The Anchorage Daily News had an article about how Alaska’s rhubarb probably first came from Russia.

Miller-McCune magazine had an article about how Alaska’s complex salmon politics can serve as a model for sustainable fisheries elsewhere in the world.

The Alaska Public Radio Network reported on a woman from Aniak, Dee Matter, who has taken freezing her food to a new level.
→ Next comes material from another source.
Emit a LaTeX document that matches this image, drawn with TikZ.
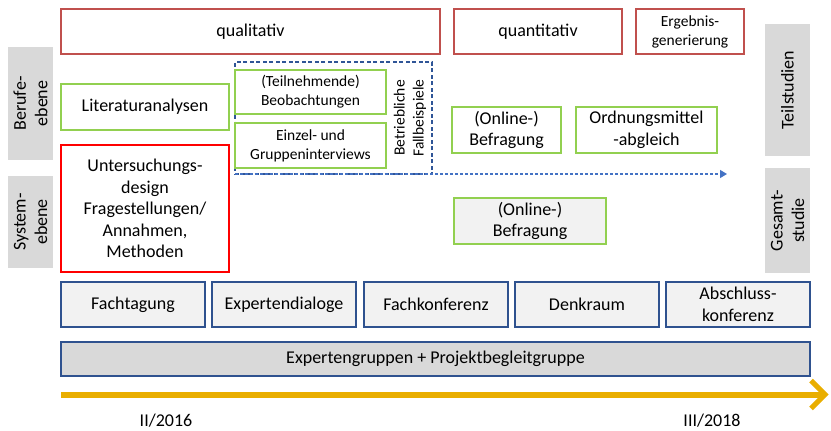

The story also was on APRN’s Alaska News Nightly show.

The Fairbanks Daily News-Miner had a feature article about Kotzebue hunter and trapper Ross Schafer and the “Eskimo” way of life.

The Fairbanks Daily News-Miner had an article about a conflict between farmers and hunters over the future of the Delta bison herd.

The Juneau Empire ran a story about glaciers providing an important food source.

Anchorage Daily News garden columnist Jeff Lowenfels wrote about magazine gifts for gardeners.

The Seattle Post-Intelligencer ran an Associated Press article about Monsanto’s role in the business of agriculture, especially the way it squeezes out competitors in the seed industry.

Finally, the University of Alaska Fairbanks School of Natural Resources and Agricultural Sciences blog featured an article about a new study about food security challenges in Alaska.